THE TASK: Your task is to print exactly the lines from the line that contains "Emit a Python script that matches this image, drawn with Plotly." through the line that contains "return 1 - y / H", with pictures left out.

------------------------------------------------

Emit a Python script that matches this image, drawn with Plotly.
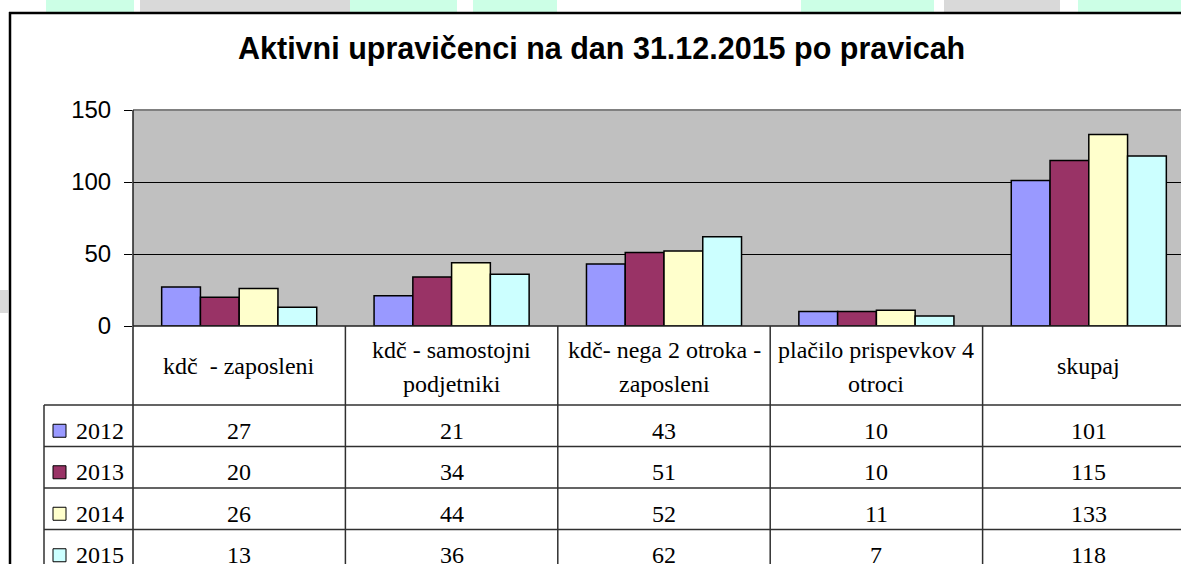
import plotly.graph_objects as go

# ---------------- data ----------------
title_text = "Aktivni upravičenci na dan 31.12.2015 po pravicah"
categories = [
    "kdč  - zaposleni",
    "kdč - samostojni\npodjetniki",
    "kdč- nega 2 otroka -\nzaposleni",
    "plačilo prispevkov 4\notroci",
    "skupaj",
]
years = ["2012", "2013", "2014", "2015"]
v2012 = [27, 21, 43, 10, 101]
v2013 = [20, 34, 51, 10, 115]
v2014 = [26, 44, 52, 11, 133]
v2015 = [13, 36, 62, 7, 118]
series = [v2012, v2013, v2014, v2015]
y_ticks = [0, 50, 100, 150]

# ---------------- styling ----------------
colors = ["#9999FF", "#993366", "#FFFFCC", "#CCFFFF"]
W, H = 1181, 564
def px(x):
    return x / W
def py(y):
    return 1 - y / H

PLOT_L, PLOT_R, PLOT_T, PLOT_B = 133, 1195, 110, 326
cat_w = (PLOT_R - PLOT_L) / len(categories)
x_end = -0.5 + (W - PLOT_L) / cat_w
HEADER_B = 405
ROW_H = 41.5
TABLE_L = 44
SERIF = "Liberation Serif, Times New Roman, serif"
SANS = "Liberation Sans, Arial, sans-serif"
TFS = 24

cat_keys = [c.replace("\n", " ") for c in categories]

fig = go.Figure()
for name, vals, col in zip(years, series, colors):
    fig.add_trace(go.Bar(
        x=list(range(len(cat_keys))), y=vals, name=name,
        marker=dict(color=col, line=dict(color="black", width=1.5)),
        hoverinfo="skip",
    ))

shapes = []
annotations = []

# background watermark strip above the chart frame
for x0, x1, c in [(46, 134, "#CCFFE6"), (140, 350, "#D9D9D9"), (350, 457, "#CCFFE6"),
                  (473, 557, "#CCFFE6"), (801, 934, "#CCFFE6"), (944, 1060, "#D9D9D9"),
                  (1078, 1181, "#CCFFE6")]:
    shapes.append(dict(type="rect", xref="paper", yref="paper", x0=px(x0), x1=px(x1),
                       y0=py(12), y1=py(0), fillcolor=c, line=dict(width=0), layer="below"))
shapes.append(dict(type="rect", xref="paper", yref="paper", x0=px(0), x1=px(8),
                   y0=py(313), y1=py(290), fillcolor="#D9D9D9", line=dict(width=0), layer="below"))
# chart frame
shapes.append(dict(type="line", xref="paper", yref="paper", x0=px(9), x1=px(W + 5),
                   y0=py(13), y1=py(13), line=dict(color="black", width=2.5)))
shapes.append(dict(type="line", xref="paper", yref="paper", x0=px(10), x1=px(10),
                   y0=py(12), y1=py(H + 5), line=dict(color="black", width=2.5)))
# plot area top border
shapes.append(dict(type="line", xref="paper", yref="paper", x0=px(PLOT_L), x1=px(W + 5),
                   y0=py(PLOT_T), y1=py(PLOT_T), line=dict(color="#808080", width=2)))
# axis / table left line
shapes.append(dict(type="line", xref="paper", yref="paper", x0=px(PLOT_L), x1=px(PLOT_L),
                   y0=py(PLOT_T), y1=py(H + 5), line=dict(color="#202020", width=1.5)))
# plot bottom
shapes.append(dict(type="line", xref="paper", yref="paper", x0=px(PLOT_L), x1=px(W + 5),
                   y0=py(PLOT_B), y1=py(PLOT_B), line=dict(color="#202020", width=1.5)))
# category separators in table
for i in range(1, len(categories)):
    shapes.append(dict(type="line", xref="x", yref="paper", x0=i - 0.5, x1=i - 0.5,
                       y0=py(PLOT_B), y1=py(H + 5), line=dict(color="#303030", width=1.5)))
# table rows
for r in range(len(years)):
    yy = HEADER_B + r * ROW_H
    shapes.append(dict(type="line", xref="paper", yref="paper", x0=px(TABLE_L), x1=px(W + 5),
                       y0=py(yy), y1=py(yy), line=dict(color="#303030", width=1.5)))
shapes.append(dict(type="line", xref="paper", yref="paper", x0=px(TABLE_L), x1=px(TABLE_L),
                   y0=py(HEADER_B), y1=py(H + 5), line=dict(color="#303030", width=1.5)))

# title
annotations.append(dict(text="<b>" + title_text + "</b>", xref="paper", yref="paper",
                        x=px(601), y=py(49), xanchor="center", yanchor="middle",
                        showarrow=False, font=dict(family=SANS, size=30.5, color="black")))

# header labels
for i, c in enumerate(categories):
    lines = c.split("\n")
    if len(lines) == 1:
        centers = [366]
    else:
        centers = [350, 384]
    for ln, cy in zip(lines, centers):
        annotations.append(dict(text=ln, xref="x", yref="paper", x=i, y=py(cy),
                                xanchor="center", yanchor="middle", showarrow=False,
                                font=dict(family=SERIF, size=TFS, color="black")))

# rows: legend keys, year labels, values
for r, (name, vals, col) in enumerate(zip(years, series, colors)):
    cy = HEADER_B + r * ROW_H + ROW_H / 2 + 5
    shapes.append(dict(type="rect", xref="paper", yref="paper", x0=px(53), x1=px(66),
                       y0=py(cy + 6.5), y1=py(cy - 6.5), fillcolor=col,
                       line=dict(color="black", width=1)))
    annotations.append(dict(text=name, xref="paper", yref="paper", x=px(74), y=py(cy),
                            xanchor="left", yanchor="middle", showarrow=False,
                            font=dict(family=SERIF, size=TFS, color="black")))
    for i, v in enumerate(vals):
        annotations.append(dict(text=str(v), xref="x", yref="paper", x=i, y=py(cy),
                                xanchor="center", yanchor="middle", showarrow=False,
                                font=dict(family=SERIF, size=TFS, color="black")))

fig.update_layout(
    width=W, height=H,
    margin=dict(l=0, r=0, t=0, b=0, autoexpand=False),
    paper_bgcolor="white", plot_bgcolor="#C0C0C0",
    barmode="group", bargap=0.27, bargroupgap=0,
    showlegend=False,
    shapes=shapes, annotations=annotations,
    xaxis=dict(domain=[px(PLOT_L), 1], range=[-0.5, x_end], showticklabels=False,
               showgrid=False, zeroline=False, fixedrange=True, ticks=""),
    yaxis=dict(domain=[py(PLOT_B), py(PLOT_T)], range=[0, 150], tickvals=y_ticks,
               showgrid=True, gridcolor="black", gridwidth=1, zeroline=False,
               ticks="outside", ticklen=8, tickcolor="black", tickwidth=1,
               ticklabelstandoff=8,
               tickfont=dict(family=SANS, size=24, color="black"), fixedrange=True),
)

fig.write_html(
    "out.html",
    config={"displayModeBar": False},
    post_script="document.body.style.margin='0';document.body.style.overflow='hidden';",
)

------------------------------------------------

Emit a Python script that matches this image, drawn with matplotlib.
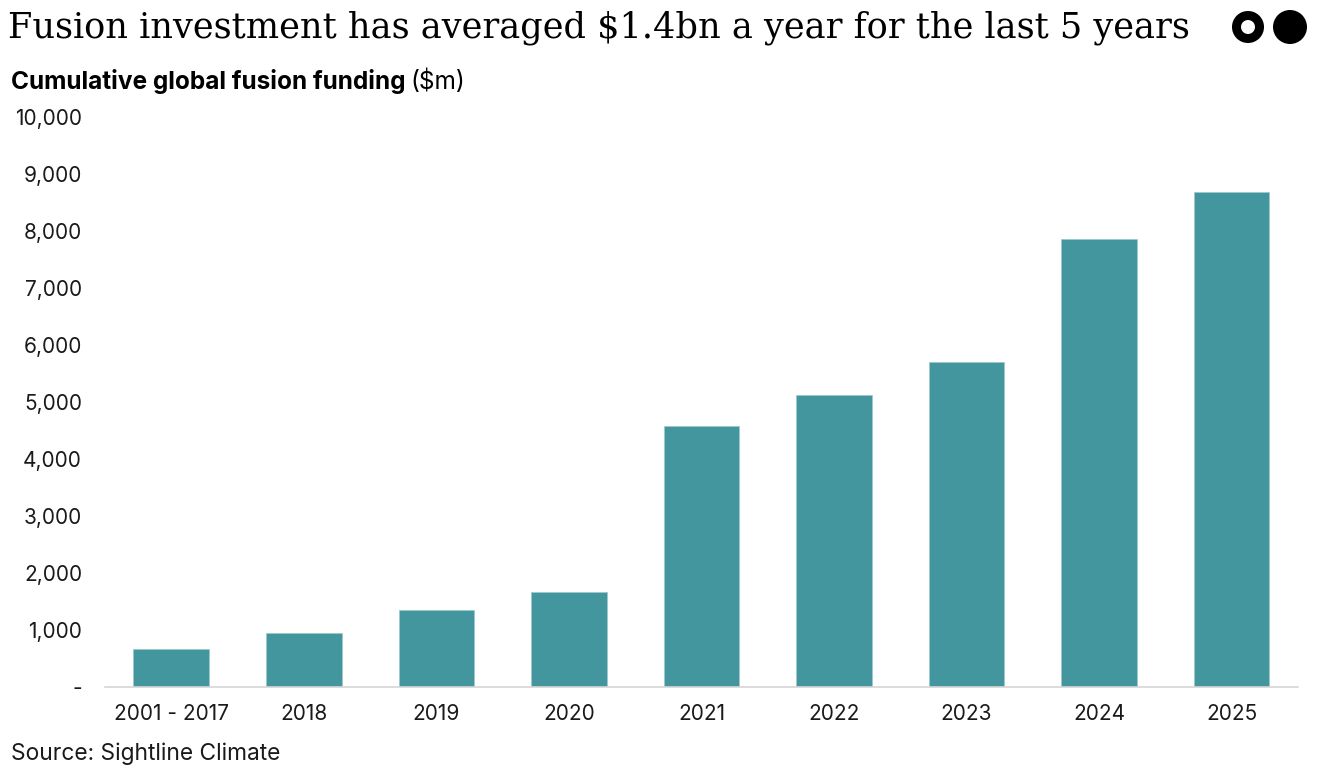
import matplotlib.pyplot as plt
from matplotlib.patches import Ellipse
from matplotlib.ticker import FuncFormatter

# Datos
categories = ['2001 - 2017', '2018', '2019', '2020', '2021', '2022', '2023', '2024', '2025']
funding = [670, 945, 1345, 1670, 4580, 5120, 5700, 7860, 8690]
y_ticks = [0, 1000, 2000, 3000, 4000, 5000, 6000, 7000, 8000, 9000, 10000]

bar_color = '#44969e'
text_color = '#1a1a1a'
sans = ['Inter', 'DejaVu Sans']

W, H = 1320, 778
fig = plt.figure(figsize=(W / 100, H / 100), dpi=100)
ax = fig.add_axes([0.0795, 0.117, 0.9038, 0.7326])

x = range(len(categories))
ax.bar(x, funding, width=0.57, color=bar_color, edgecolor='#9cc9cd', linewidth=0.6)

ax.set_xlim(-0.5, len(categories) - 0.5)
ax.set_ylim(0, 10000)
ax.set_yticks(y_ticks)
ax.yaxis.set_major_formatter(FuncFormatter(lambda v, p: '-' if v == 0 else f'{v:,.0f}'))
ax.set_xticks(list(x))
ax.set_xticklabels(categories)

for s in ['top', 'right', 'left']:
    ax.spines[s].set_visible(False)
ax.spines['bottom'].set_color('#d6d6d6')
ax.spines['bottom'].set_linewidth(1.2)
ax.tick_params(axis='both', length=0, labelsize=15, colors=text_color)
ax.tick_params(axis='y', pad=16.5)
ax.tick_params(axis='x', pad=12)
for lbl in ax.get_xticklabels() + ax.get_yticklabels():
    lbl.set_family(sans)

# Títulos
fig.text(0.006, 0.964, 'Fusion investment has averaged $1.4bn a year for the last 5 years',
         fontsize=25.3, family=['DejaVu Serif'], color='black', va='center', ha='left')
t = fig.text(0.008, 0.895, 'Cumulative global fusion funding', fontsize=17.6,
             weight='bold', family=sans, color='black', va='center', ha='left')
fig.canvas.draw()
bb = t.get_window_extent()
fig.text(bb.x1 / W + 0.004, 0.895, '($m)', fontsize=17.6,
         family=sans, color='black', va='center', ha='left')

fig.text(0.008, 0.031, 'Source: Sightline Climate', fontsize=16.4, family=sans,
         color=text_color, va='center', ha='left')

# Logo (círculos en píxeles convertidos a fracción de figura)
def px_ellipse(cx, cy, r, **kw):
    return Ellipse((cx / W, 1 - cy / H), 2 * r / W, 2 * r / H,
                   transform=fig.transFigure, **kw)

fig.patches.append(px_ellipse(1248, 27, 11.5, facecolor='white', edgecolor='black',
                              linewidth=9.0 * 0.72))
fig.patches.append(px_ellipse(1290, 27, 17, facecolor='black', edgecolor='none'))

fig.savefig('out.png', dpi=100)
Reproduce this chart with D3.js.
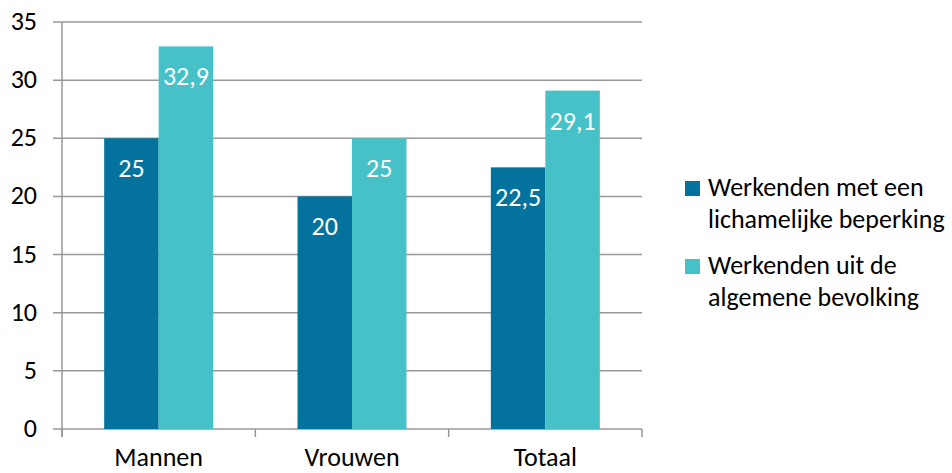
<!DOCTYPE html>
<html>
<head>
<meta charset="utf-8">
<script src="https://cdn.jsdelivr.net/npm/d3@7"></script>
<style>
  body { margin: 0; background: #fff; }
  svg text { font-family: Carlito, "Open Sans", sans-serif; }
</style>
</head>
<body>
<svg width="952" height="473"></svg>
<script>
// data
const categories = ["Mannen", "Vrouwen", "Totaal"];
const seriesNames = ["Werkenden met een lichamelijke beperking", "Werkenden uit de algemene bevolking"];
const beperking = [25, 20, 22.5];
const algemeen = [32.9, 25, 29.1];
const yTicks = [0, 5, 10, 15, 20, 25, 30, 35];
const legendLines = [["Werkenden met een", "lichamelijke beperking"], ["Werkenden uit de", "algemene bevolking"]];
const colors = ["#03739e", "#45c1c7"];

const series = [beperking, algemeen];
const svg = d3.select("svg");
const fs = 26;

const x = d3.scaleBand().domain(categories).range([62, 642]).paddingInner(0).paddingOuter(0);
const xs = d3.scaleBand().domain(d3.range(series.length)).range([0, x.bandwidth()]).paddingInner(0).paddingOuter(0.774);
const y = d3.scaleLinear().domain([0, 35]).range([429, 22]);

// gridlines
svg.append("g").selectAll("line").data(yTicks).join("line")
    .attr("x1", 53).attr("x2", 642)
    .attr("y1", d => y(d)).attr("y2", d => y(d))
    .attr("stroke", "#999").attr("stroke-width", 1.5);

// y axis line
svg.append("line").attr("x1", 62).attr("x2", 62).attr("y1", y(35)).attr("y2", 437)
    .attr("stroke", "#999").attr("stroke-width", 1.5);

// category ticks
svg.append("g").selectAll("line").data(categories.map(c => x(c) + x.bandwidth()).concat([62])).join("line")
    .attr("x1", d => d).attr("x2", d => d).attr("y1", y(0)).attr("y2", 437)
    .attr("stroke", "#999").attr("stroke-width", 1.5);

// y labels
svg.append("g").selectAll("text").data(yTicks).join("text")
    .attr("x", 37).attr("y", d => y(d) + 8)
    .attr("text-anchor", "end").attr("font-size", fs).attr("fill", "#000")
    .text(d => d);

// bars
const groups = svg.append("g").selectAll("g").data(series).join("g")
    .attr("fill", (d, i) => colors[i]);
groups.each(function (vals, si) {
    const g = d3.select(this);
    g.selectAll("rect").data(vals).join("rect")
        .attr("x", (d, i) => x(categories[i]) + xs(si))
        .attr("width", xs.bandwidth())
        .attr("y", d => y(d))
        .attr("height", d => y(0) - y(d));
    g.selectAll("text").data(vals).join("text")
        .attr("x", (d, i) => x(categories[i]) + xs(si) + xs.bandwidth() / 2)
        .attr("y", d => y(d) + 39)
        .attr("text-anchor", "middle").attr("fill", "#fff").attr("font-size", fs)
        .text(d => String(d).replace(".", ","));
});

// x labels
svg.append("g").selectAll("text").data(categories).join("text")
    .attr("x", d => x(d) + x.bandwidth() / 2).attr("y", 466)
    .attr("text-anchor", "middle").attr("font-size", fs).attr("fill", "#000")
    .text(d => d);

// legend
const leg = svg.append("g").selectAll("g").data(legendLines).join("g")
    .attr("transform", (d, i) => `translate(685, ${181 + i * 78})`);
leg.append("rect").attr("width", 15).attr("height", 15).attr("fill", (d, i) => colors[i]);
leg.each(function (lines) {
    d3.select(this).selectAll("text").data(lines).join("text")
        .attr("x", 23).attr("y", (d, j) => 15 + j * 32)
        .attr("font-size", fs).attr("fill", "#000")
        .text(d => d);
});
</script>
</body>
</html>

------------------------------------------------

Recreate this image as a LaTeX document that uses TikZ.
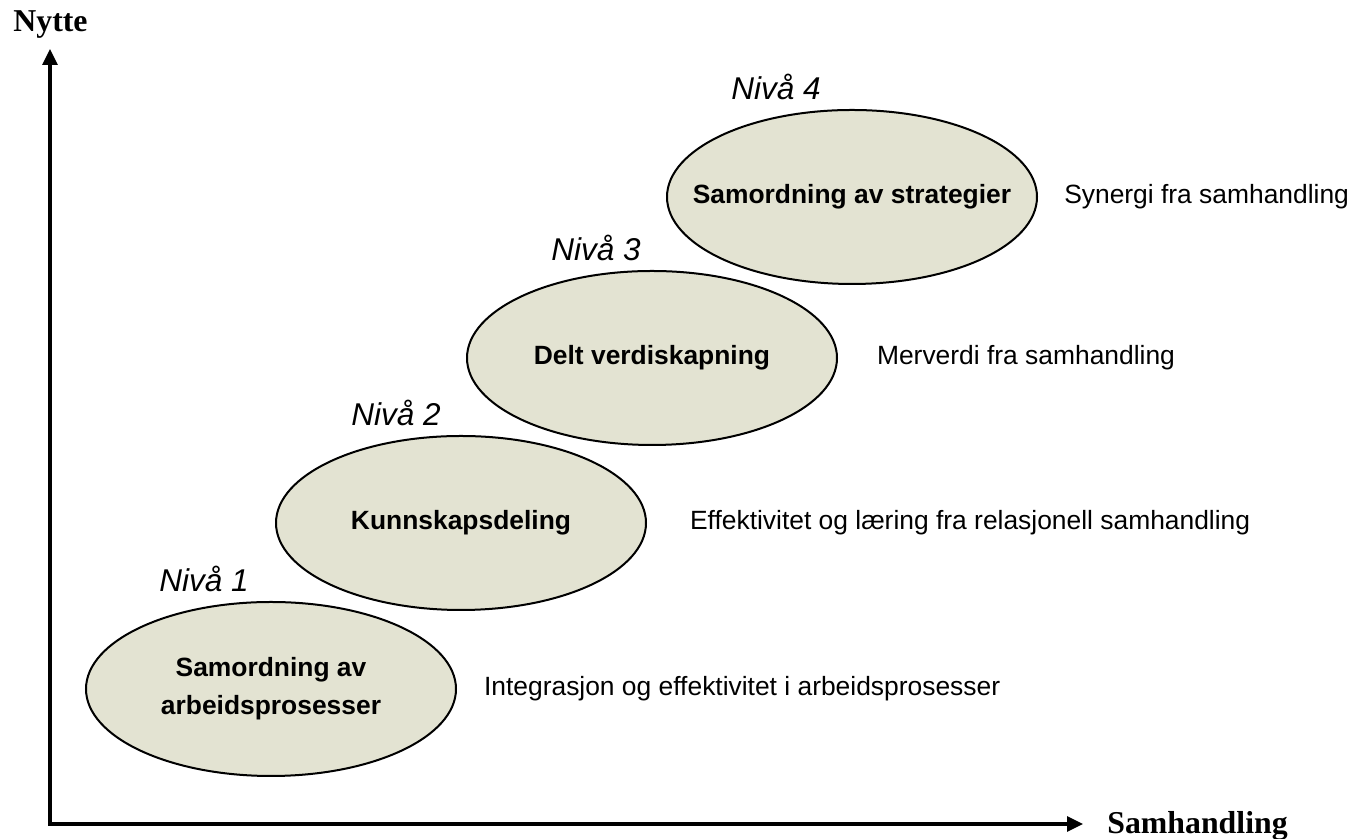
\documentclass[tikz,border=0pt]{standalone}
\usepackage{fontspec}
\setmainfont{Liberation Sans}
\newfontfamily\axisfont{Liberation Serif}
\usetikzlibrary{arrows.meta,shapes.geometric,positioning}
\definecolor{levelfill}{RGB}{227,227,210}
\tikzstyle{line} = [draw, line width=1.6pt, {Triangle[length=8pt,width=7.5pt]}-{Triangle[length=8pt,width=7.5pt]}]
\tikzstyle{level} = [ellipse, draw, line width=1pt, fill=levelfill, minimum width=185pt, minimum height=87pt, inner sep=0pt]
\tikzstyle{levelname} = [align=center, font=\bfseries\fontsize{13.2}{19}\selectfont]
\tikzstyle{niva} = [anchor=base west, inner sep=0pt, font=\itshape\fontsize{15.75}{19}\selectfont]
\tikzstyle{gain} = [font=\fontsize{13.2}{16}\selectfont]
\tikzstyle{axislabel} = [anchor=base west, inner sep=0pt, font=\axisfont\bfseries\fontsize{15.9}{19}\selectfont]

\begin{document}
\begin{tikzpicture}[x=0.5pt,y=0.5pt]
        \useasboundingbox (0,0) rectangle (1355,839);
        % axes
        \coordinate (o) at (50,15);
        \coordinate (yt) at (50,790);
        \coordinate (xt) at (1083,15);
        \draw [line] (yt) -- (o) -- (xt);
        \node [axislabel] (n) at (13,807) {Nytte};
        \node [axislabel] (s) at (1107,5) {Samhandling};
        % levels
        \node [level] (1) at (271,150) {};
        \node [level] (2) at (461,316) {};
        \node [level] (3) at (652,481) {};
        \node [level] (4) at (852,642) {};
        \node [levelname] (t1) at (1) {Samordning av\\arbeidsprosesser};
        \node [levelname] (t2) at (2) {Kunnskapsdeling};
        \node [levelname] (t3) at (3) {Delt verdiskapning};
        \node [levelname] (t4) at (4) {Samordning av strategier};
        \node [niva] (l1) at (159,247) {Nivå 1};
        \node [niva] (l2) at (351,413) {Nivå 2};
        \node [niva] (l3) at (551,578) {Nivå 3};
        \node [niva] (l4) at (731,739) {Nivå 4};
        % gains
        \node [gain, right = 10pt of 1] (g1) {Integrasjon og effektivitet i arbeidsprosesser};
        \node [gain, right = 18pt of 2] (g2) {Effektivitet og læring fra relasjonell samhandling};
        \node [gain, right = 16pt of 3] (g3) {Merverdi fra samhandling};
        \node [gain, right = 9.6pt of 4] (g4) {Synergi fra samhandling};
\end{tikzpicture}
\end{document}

------------------------------------------------

SOLUTION TO THIS TASK:
Emit a Python script that matches this image, drawn with Plotly.
import plotly.graph_objects as go

# ---------------- data ----------------
title_text = "Aktivni upravičenci na dan 31.12.2015 po pravicah"
categories = [
    "kdč  - zaposleni",
    "kdč - samostojni\npodjetniki",
    "kdč- nega 2 otroka -\nzaposleni",
    "plačilo prispevkov 4\notroci",
    "skupaj",
]
years = ["2012", "2013", "2014", "2015"]
v2012 = [27, 21, 43, 10, 101]
v2013 = [20, 34, 51, 10, 115]
v2014 = [26, 44, 52, 11, 133]
v2015 = [13, 36, 62, 7, 118]
series = [v2012, v2013, v2014, v2015]
y_ticks = [0, 50, 100, 150]

# ---------------- styling ----------------
colors = ["#9999FF", "#993366", "#FFFFCC", "#CCFFFF"]
W, H = 1181, 564
def px(x):
    return x / W
def py(y):
    return 1 - y / H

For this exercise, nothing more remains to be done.